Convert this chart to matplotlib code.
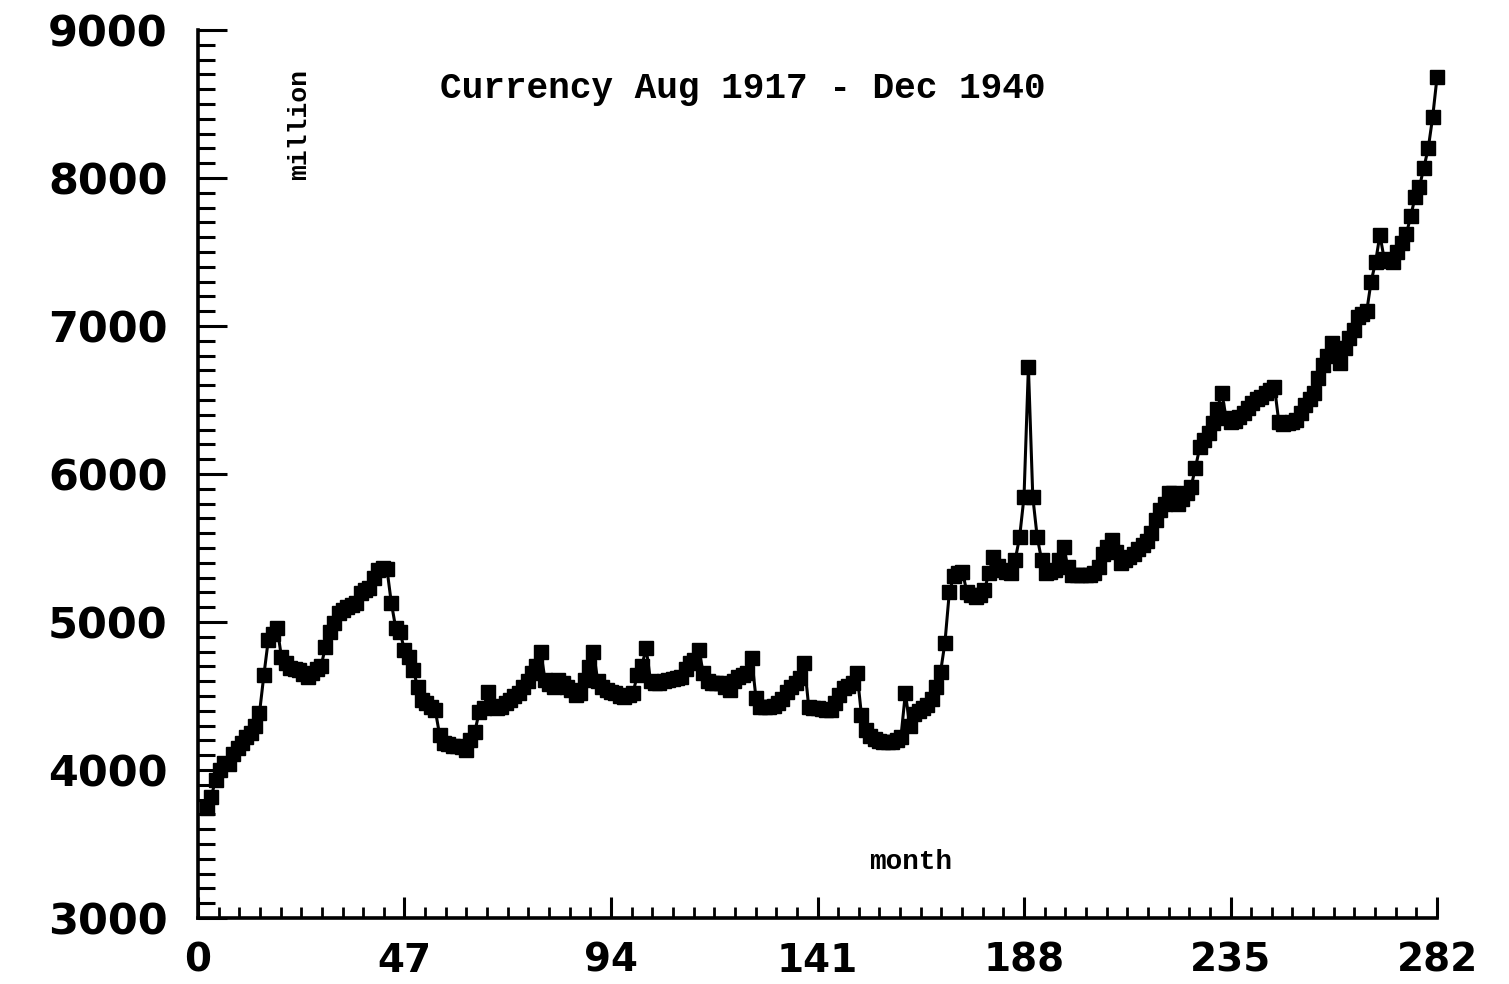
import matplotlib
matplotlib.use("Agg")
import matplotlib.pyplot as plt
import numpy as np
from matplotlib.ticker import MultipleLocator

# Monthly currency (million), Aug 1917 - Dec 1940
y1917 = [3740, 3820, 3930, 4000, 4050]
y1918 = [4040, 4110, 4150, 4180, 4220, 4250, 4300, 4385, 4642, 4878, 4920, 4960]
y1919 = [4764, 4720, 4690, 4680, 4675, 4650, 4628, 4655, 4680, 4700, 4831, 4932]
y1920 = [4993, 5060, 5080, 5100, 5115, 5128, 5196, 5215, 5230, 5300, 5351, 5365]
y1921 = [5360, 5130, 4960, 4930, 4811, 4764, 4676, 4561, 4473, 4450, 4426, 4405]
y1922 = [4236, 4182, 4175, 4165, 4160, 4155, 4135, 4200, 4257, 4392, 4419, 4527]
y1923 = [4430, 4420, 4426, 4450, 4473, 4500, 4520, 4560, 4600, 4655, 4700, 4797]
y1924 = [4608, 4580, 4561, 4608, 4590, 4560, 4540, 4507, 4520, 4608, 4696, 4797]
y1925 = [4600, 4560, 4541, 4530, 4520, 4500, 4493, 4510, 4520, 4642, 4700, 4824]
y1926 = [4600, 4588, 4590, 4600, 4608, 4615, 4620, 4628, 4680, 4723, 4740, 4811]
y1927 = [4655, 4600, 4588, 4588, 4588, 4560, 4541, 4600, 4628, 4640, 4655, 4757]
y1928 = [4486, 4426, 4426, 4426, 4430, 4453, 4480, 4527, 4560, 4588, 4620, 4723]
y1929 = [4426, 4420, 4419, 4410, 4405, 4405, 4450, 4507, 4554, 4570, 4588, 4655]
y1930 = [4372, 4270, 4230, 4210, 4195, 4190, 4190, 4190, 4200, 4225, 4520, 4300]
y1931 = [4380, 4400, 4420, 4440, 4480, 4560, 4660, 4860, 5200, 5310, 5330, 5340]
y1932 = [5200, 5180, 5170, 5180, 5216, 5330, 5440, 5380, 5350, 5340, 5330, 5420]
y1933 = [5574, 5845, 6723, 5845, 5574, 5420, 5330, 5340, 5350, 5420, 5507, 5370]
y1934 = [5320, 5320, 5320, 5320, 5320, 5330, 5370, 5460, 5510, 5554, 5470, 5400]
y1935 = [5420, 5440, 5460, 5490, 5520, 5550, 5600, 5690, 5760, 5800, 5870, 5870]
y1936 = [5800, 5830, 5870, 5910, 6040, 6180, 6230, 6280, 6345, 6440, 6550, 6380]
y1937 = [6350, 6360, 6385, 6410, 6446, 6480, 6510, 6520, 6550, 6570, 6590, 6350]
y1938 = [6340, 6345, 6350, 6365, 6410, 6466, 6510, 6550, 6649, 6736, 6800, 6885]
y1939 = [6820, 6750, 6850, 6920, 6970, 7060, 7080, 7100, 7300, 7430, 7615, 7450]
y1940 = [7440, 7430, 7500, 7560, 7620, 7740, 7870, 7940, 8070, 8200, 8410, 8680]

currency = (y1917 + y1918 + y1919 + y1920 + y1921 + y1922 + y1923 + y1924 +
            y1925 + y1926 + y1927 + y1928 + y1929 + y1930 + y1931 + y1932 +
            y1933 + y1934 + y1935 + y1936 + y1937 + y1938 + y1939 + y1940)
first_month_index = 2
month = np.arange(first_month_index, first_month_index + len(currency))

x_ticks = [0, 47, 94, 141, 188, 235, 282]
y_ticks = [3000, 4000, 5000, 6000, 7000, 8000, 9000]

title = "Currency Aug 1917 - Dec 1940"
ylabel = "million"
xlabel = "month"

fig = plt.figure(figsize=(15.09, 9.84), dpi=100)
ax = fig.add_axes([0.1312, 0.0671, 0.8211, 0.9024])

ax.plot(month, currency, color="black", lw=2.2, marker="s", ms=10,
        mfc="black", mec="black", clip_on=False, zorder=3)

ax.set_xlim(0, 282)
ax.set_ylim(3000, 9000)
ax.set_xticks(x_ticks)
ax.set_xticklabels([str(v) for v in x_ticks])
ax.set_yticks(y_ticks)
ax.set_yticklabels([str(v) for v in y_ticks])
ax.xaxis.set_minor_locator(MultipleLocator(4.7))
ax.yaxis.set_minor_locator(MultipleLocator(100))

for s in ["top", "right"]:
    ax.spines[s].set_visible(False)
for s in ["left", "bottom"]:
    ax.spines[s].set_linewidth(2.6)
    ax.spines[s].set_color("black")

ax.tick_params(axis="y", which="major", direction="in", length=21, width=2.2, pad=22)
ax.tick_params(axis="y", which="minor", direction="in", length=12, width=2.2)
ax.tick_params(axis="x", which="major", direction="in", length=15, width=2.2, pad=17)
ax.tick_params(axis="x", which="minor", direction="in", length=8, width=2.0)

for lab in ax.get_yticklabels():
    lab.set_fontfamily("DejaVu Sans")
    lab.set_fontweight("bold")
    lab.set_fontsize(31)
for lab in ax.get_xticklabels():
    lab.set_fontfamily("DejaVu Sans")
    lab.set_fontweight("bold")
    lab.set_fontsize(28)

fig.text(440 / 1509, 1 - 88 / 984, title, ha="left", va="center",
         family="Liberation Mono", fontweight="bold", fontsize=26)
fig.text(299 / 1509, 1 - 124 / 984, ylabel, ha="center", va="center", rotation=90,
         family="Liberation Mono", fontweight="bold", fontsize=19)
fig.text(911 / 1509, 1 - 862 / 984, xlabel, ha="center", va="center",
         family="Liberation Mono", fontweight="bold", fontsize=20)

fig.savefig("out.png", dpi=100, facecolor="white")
--- --- ---
_WORK REQUIRED_. Make an exact copy of the data above, pictures excluded.

_COMPLETE OUTPUT_.
Convert this chart to matplotlib code.
import matplotlib
matplotlib.use("Agg")
import matplotlib.pyplot as plt
import numpy as np
from matplotlib.ticker import MultipleLocator

# Monthly currency (million), Aug 1917 - Dec 1940
y1917 = [3740, 3820, 3930, 4000, 4050]
y1918 = [4040, 4110, 4150, 4180, 4220, 4250, 4300, 4385, 4642, 4878, 4920, 4960]
y1919 = [4764, 4720, 4690, 4680, 4675, 4650, 4628, 4655, 4680, 4700, 4831, 4932]
y1920 = [4993, 5060, 5080, 5100, 5115, 5128, 5196, 5215, 5230, 5300, 5351, 5365]
y1921 = [5360, 5130, 4960, 4930, 4811, 4764, 4676, 4561, 4473, 4450, 4426, 4405]
y1922 = [4236, 4182, 4175, 4165, 4160, 4155, 4135, 4200, 4257, 4392, 4419, 4527]
y1923 = [4430, 4420, 4426, 4450, 4473, 4500, 4520, 4560, 4600, 4655, 4700, 4797]
y1924 = [4608, 4580, 4561, 4608, 4590, 4560, 4540, 4507, 4520, 4608, 4696, 4797]
y1925 = [4600, 4560, 4541, 4530, 4520, 4500, 4493, 4510, 4520, 4642, 4700, 4824]
y1926 = [4600, 4588, 4590, 4600, 4608, 4615, 4620, 4628, 4680, 4723, 4740, 4811]
y1927 = [4655, 4600, 4588, 4588, 4588, 4560, 4541, 4600, 4628, 4640, 4655, 4757]
y1928 = [4486, 4426, 4426, 4426, 4430, 4453, 4480, 4527, 4560, 4588, 4620, 4723]
y1929 = [4426, 4420, 4419, 4410, 4405, 4405, 4450, 4507, 4554, 4570, 4588, 4655]
y1930 = [4372, 4270, 4230, 4210, 4195, 4190, 4190, 4190, 4200, 4225, 4520, 4300]
y1931 = [4380, 4400, 4420, 4440, 4480, 4560, 4660, 4860, 5200, 5310, 5330, 5340]
y1932 = [5200, 5180, 5170, 5180, 5216, 5330, 5440, 5380, 5350, 5340, 5330, 5420]
y1933 = [5574, 5845, 6723, 5845, 5574, 5420, 5330, 5340, 5350, 5420, 5507, 5370]
y1934 = [5320, 5320, 5320, 5320, 5320, 5330, 5370, 5460, 5510, 5554, 5470, 5400]
y1935 = [5420, 5440, 5460, 5490, 5520, 5550, 5600, 5690, 5760, 5800, 5870, 5870]
y1936 = [5800, 5830, 5870, 5910, 6040, 6180, 6230, 6280, 6345, 6440, 6550, 6380]
y1937 = [6350, 6360, 6385, 6410, 6446, 6480, 6510, 6520, 6550, 6570, 6590, 6350]
y1938 = [6340, 6345, 6350, 6365, 6410, 6466, 6510, 6550, 6649, 6736, 6800, 6885]
y1939 = [6820, 6750, 6850, 6920, 6970, 7060, 7080, 7100, 7300, 7430, 7615, 7450]
y1940 = [7440, 7430, 7500, 7560, 7620, 7740, 7870, 7940, 8070, 8200, 8410, 8680]

currency = (y1917 + y1918 + y1919 + y1920 + y1921 + y1922 + y1923 + y1924 +
            y1925 + y1926 + y1927 + y1928 + y1929 + y1930 + y1931 + y1932 +
            y1933 + y1934 + y1935 + y1936 + y1937 + y1938 + y1939 + y1940)
first_month_index = 2
month = np.arange(first_month_index, first_month_index + len(currency))

x_ticks = [0, 47, 94, 141, 188, 235, 282]
y_ticks = [3000, 4000, 5000, 6000, 7000, 8000, 9000]

title = "Currency Aug 1917 - Dec 1940"
ylabel = "million"
xlabel = "month"

fig = plt.figure(figsize=(15.09, 9.84), dpi=100)
ax = fig.add_axes([0.1312, 0.0671, 0.8211, 0.9024])

ax.plot(month, currency, color="black", lw=2.2, marker="s", ms=10,
        mfc="black", mec="black", clip_on=False, zorder=3)

ax.set_xlim(0, 282)
ax.set_ylim(3000, 9000)
ax.set_xticks(x_ticks)
ax.set_xticklabels([str(v) for v in x_ticks])
ax.set_yticks(y_ticks)
ax.set_yticklabels([str(v) for v in y_ticks])
ax.xaxis.set_minor_locator(MultipleLocator(4.7))
ax.yaxis.set_minor_locator(MultipleLocator(100))

for s in ["top", "right"]:
    ax.spines[s].set_visible(False)
for s in ["left", "bottom"]:
    ax.spines[s].set_linewidth(2.6)
    ax.spines[s].set_color("black")

ax.tick_params(axis="y", which="major", direction="in", length=21, width=2.2, pad=22)
ax.tick_params(axis="y", which="minor", direction="in", length=12, width=2.2)
ax.tick_params(axis="x", which="major", direction="in", length=15, width=2.2, pad=17)
ax.tick_params(axis="x", which="minor", direction="in", length=8, width=2.0)

for lab in ax.get_yticklabels():
    lab.set_fontfamily("DejaVu Sans")
    lab.set_fontweight("bold")
    lab.set_fontsize(31)
for lab in ax.get_xticklabels():
    lab.set_fontfamily("DejaVu Sans")
    lab.set_fontweight("bold")
    lab.set_fontsize(28)

fig.text(440 / 1509, 1 - 88 / 984, title, ha="left", va="center",
         family="Liberation Mono", fontweight="bold", fontsize=26)
fig.text(299 / 1509, 1 - 124 / 984, ylabel, ha="center", va="center", rotation=90,
         family="Liberation Mono", fontweight="bold", fontsize=19)
fig.text(911 / 1509, 1 - 862 / 984, xlabel, ha="center", va="center",
         family="Liberation Mono", fontweight="bold", fontsize=20)

fig.savefig("out.png", dpi=100, facecolor="white")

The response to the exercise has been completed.